**EXERCISE DESCRIPTION**:
Starting at the top of the listing, extract every line up to and including the one with "4.81, 3.73, 2.82, 1.65, 1.02, 0.54, 0.34, 0.16, 0.08, 0.04]". Pictures stay out of the copy.

**EXERCISE INPUTS**:

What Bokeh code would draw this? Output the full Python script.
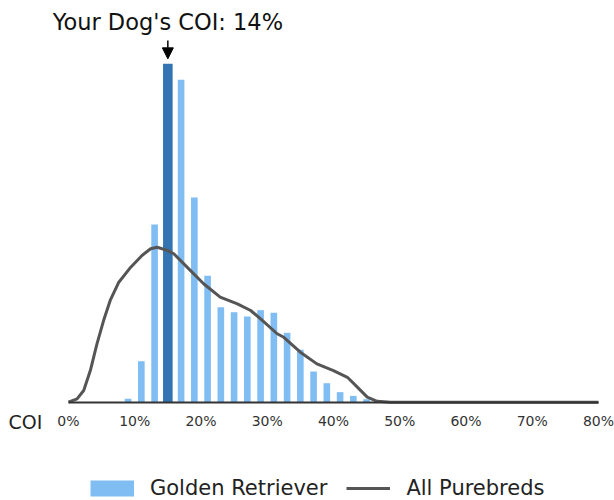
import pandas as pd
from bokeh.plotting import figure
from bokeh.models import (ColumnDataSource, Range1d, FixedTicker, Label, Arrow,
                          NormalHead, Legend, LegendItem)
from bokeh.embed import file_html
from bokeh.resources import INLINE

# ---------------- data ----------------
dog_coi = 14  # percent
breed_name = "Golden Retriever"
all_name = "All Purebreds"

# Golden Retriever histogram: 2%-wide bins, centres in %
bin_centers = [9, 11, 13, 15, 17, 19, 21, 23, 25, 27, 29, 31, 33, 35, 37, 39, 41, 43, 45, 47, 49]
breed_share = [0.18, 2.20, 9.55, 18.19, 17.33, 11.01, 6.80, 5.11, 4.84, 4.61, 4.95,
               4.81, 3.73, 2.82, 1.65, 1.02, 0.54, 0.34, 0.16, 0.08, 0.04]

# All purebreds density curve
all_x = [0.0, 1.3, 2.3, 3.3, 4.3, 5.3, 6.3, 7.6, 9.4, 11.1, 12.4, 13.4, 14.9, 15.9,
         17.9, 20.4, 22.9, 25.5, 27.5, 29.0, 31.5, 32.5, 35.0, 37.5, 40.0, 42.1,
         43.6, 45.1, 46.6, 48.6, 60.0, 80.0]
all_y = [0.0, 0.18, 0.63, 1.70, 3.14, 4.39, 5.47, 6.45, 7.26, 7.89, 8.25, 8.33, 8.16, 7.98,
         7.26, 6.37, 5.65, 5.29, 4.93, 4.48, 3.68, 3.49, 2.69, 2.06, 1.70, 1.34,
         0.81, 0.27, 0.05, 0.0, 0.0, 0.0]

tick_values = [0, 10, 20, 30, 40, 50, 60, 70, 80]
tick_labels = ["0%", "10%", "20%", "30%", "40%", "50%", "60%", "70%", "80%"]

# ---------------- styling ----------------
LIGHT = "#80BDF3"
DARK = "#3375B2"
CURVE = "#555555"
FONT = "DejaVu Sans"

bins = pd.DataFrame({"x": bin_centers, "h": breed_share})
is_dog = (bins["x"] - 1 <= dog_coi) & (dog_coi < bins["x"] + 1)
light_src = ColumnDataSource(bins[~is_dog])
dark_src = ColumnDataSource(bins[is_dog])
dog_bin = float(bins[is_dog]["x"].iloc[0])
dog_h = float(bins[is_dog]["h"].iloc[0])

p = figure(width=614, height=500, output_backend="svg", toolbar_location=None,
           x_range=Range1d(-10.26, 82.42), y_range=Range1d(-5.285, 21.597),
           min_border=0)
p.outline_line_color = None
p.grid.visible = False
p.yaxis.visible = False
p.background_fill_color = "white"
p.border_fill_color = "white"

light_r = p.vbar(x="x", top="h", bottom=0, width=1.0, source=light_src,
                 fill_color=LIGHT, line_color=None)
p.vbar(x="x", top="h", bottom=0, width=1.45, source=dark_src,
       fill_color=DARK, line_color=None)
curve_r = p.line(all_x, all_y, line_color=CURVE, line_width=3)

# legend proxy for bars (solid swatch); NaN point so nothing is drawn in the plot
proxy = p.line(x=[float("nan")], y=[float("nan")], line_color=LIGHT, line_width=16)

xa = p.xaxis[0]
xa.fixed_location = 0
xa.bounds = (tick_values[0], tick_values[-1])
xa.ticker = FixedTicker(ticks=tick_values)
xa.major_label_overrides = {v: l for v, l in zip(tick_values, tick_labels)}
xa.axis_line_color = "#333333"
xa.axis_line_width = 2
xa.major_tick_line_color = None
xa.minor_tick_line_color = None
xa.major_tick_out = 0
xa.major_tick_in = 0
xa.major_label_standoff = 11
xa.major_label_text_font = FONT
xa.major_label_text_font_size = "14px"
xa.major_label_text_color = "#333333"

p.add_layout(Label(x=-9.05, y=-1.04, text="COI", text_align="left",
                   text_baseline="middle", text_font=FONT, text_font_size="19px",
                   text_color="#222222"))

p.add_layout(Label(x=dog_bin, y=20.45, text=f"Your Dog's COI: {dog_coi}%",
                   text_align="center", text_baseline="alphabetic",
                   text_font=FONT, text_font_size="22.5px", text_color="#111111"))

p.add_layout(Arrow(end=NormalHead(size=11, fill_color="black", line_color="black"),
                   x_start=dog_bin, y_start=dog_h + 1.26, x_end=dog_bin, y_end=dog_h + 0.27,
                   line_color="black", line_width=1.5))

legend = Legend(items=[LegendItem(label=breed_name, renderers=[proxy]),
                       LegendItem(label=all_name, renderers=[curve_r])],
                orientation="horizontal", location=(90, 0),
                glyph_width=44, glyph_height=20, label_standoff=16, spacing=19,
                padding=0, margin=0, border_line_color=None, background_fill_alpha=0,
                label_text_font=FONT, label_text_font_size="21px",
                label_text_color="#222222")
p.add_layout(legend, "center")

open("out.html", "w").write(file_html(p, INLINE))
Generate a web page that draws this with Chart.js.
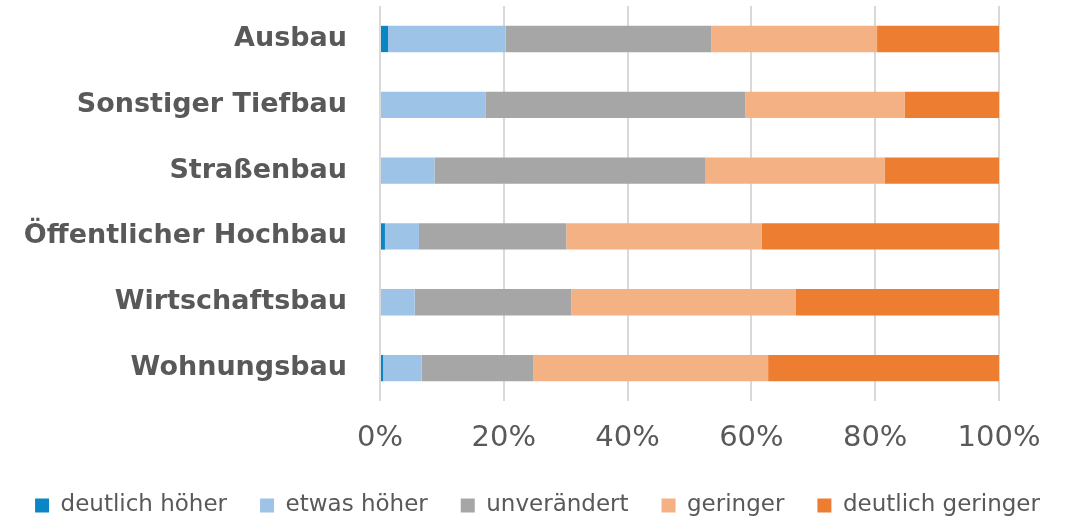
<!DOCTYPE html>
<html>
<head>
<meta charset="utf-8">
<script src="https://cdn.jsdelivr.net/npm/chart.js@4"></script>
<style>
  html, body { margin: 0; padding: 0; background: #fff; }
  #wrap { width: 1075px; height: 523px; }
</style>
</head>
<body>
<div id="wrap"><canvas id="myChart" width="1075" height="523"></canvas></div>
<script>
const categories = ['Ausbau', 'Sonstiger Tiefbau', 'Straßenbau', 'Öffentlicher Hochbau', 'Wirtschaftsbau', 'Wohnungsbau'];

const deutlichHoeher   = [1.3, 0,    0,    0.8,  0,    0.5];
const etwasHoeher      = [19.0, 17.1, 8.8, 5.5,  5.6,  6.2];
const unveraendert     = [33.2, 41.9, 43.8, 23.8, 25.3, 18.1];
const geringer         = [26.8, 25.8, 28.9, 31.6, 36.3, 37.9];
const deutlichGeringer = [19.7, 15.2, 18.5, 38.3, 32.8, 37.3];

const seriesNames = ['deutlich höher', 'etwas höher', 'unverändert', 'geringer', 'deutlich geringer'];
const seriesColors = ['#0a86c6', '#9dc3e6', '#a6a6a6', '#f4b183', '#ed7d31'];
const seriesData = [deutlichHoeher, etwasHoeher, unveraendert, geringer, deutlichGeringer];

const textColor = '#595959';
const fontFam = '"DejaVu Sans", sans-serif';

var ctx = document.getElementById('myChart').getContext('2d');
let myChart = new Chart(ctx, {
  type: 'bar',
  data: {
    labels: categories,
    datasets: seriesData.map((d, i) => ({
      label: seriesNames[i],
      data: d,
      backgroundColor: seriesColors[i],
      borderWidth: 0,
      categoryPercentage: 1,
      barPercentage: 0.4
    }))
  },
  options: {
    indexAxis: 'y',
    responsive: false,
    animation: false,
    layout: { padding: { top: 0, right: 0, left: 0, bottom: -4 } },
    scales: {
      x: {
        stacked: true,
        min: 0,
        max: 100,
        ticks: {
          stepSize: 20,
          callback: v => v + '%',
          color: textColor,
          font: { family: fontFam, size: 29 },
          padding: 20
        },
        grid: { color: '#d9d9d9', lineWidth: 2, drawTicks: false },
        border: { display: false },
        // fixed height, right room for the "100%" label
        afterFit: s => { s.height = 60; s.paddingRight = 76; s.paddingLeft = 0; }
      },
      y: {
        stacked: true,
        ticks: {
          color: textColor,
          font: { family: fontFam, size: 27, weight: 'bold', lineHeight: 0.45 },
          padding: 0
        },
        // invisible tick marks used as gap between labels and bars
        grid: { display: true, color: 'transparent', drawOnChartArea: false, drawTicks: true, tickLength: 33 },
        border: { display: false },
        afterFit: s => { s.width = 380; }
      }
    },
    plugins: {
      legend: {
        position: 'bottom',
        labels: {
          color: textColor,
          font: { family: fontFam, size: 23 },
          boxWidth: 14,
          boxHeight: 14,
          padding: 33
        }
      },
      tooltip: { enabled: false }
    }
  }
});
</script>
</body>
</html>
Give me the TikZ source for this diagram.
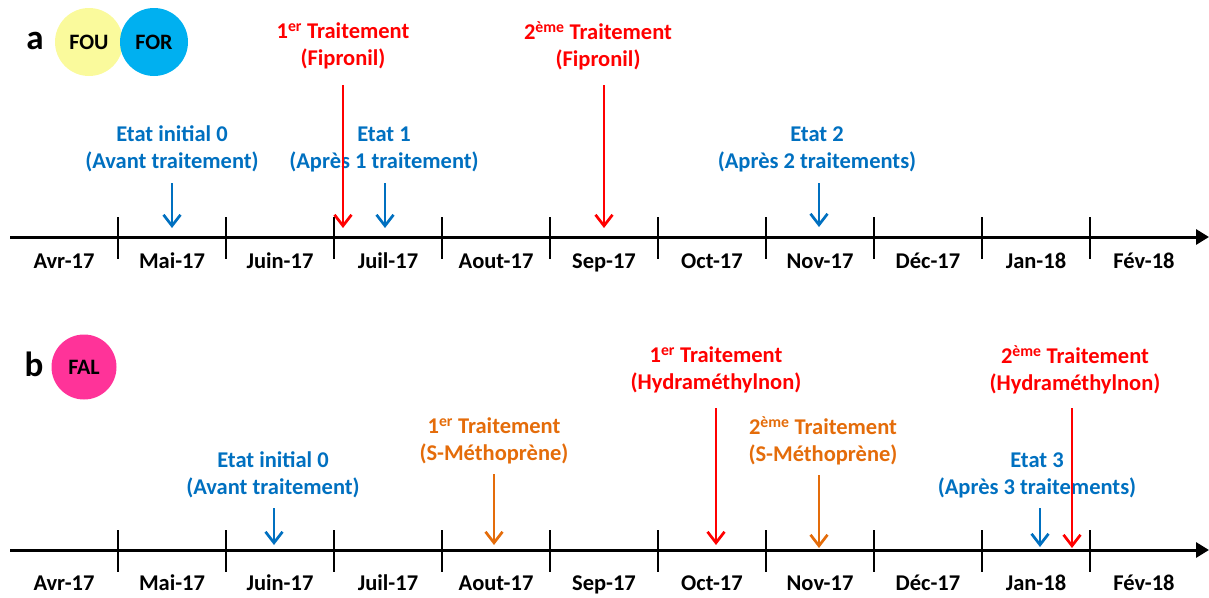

**OUTPUT**:
What Bokeh code would draw this? Output the full Python script.
import pandas as pd
from bokeh.plotting import figure
from bokeh.models import (ColumnDataSource, Range1d, FixedTicker, Label, Arrow,
                          NormalHead, Legend, LegendItem)
from bokeh.embed import file_html
from bokeh.resources import INLINE

# ---------------- data ----------------
dog_coi = 14  # percent
breed_name = "Golden Retriever"
all_name = "All Purebreds"

# Golden Retriever histogram: 2%-wide bins, centres in %
bin_centers = [9, 11, 13, 15, 17, 19, 21, 23, 25, 27, 29, 31, 33, 35, 37, 39, 41, 43, 45, 47, 49]
breed_share = [0.18, 2.20, 9.55, 18.19, 17.33, 11.01, 6.80, 5.11, 4.84, 4.61, 4.95,
               4.81, 3.73, 2.82, 1.65, 1.02, 0.54, 0.34, 0.16, 0.08, 0.04]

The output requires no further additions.